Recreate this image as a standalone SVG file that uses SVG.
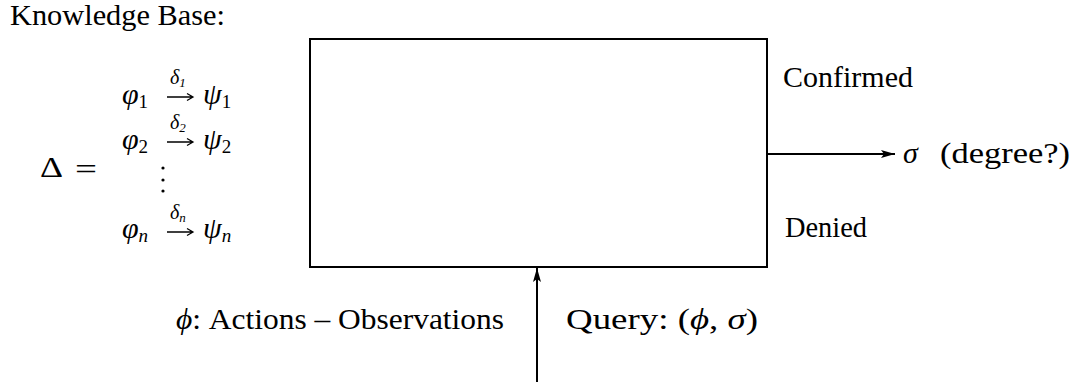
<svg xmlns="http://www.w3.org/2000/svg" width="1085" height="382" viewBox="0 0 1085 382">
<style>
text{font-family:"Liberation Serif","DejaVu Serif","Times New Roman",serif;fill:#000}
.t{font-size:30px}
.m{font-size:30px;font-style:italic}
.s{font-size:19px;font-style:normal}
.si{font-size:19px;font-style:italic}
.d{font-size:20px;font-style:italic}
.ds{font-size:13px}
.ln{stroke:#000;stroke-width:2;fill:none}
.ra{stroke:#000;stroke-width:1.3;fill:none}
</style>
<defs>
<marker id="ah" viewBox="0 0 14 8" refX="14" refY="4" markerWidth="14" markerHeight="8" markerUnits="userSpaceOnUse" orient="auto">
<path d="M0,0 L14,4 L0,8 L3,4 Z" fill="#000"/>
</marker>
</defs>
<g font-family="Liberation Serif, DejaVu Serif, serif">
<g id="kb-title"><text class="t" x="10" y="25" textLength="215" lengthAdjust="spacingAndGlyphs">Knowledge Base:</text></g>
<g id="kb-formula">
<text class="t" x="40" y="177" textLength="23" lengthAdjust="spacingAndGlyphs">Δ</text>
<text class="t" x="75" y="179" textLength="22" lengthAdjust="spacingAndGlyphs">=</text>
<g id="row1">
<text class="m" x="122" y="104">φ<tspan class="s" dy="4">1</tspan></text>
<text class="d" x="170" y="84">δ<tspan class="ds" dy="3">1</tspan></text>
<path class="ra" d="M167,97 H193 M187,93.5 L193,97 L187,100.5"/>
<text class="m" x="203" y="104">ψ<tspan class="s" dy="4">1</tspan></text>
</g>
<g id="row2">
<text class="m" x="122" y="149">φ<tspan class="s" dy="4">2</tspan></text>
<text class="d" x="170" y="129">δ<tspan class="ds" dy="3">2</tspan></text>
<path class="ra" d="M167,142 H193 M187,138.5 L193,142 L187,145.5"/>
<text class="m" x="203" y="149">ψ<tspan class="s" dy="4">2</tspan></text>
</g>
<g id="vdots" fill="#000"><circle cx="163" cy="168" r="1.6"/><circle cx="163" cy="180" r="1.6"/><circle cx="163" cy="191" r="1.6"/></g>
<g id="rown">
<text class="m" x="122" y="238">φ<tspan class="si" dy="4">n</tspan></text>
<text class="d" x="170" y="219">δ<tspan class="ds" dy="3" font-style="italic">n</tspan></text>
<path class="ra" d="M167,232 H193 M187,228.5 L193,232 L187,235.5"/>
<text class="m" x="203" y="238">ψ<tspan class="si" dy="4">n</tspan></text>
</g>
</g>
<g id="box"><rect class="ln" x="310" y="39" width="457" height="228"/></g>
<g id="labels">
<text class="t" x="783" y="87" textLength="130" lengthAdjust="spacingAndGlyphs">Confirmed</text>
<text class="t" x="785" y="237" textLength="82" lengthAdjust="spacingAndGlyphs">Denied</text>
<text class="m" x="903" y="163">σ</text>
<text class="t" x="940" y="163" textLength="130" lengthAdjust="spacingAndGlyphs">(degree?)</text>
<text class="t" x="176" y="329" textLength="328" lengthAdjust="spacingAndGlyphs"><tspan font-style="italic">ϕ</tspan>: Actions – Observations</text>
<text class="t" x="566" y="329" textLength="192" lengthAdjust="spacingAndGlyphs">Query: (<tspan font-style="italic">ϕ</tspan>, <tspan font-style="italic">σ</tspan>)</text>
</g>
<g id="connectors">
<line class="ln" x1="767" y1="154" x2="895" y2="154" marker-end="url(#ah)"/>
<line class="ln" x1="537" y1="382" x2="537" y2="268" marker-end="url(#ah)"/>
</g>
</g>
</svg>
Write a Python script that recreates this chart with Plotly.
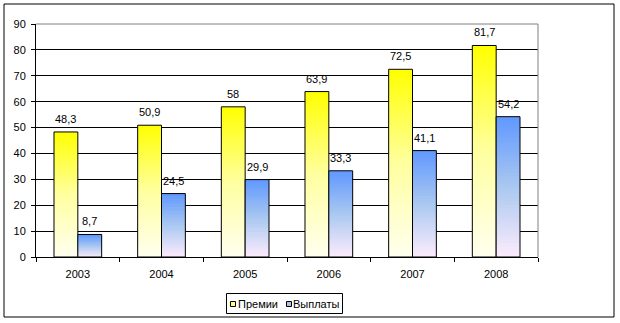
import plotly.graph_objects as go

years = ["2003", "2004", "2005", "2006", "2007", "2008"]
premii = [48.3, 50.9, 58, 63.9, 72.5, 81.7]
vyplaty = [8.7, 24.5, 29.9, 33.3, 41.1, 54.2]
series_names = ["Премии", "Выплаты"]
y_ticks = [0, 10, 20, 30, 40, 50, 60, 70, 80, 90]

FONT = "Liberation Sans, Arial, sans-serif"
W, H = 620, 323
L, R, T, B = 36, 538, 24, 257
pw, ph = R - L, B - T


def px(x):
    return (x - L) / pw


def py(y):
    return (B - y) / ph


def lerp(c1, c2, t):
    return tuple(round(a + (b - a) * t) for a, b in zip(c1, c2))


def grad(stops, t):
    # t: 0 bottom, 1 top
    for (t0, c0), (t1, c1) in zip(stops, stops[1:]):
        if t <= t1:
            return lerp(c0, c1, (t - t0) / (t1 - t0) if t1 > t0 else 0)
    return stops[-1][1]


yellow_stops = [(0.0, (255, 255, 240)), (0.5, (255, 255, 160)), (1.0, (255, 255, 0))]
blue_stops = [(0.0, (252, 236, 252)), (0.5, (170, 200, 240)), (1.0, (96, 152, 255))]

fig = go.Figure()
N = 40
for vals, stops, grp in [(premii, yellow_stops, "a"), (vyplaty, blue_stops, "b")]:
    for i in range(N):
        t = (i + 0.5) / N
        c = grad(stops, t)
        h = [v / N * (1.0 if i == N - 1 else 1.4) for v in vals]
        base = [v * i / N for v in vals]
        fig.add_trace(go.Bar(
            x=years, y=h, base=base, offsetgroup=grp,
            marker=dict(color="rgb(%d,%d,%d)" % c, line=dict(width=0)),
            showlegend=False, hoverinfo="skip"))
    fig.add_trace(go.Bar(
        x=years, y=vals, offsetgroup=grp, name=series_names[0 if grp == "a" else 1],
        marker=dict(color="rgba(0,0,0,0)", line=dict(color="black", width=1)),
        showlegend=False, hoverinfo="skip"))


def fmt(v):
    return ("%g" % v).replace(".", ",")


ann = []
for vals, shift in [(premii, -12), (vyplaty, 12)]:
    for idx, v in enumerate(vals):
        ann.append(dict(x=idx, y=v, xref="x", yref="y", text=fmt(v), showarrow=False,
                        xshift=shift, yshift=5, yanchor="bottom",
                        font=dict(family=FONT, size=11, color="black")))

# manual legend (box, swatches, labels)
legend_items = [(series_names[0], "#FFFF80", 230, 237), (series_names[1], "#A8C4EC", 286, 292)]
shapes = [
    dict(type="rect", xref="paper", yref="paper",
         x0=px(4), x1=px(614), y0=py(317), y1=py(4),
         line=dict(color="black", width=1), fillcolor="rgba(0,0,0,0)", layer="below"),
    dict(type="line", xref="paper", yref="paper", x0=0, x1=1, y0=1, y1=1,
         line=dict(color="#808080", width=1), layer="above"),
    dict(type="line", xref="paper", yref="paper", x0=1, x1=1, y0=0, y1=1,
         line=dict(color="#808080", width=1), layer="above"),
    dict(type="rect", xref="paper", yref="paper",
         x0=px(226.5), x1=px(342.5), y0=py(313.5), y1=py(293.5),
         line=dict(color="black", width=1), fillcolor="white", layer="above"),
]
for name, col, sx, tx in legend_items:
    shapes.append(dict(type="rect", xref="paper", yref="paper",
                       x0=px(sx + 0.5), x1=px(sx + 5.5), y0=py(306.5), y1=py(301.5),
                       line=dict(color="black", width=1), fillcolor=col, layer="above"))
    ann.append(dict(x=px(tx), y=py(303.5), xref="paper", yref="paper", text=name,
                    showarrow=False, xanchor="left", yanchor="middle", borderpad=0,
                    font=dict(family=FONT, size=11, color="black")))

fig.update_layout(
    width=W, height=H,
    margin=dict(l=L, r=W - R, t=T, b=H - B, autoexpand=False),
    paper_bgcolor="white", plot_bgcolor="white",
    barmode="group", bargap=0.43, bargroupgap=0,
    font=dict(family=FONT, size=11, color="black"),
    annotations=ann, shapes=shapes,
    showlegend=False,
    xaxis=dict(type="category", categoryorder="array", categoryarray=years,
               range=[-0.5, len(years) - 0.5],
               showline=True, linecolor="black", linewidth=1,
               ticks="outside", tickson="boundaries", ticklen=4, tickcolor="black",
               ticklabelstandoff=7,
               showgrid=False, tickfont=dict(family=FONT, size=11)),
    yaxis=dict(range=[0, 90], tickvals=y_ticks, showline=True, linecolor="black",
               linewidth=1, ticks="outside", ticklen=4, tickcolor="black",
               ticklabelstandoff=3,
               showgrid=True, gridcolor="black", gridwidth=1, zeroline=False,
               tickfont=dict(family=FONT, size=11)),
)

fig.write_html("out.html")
#####
> _Written instruction_
Say how many lines of the data hold the string "that". Reply with the number alone.

> _Exercise result_
2